Lord Bertrand Russel, mathematician & philosopher 'extraordinaire', wrote an essay called 'Useless' Knowledge. In it he postulates that the Renaissance involved a revolt against the utilitarian conception of knowledge. The utilitarian concept is the needs man shares with the animals like sustenance & pecking order (called 'Status' euphemistically in human society.) Learning, in the Renaissance, was part of the 'joie de vivre' like drinking or love-making. The French Revolution gave a blow to 'gentlemanly culture' whereas the Industrial Revolution offered new scope to the exercise of 'ungentlemanly' skill. Lord Russell felt that there is indirect utility in the possession of knowledge which does not contribute to technical efficiency. He also thought that some of the worst features of the modern world could be improved by a greater encouragement of such knowledge & a less ruthless pursuit of mere professional competence.

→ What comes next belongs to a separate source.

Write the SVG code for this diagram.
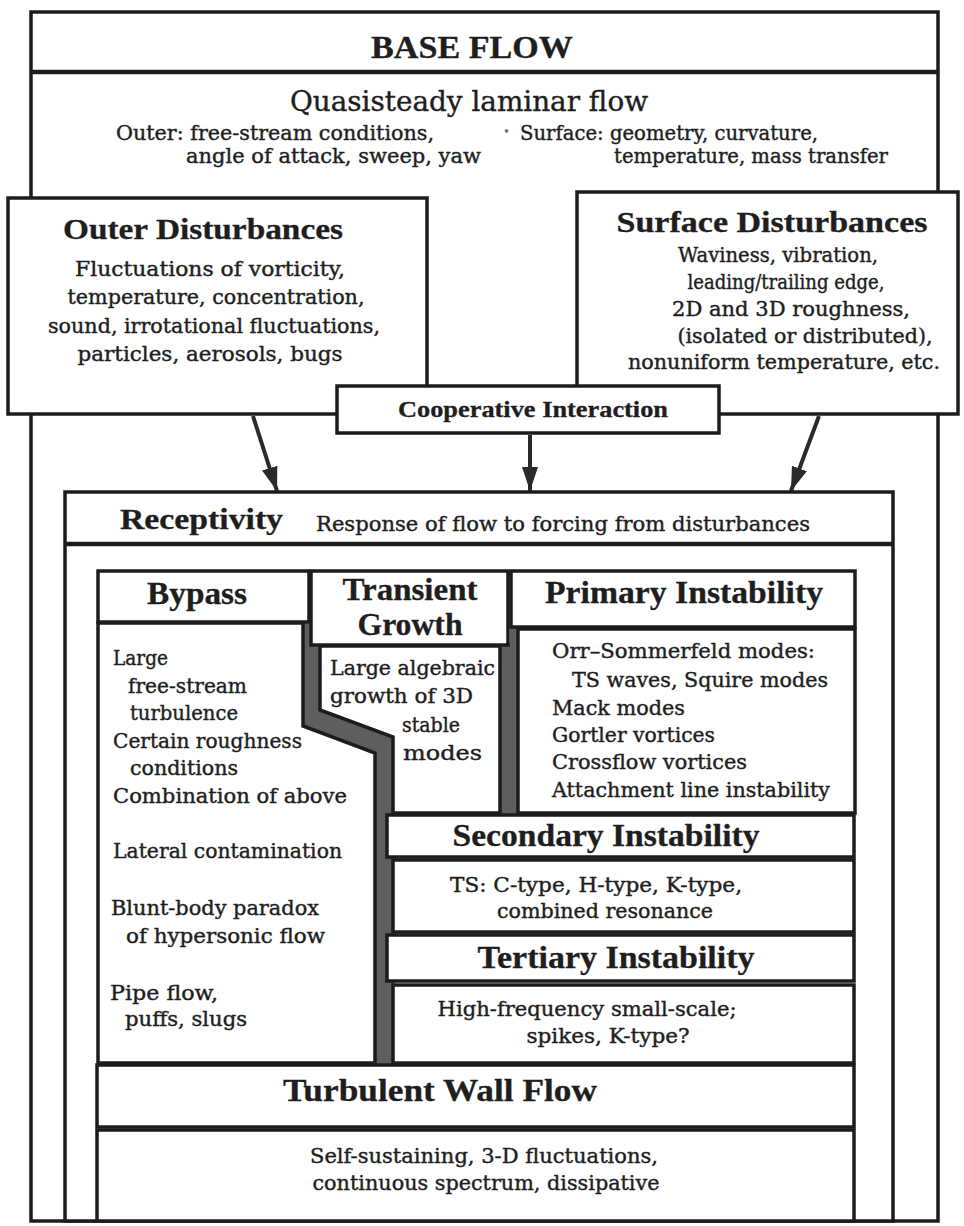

Dr. Zena Hitz, in her book "Lost in Thought" devotes an entire chapter to "The Uses of Uselessness." Her credo is that "The exercise of the love of learning is a form of the inner life; it requires withdrawal from the pursuit of wealth & status, from politics & the pursuit of justice." She quotes the American Doris Day as saying "I am always telling people to read Dickens or Tolstoy." She also cites Jonathan Rose, author of "The Intellectual Life of the British Working Classes" as saying the workers cultivate an inner world not subject to poverty's power to diminish. (Free public libraries being copious in England.)
The above views are particularly cogent here & now, where single minded pursuit of wealth & status have become the new be-all & end-all of human aspiration.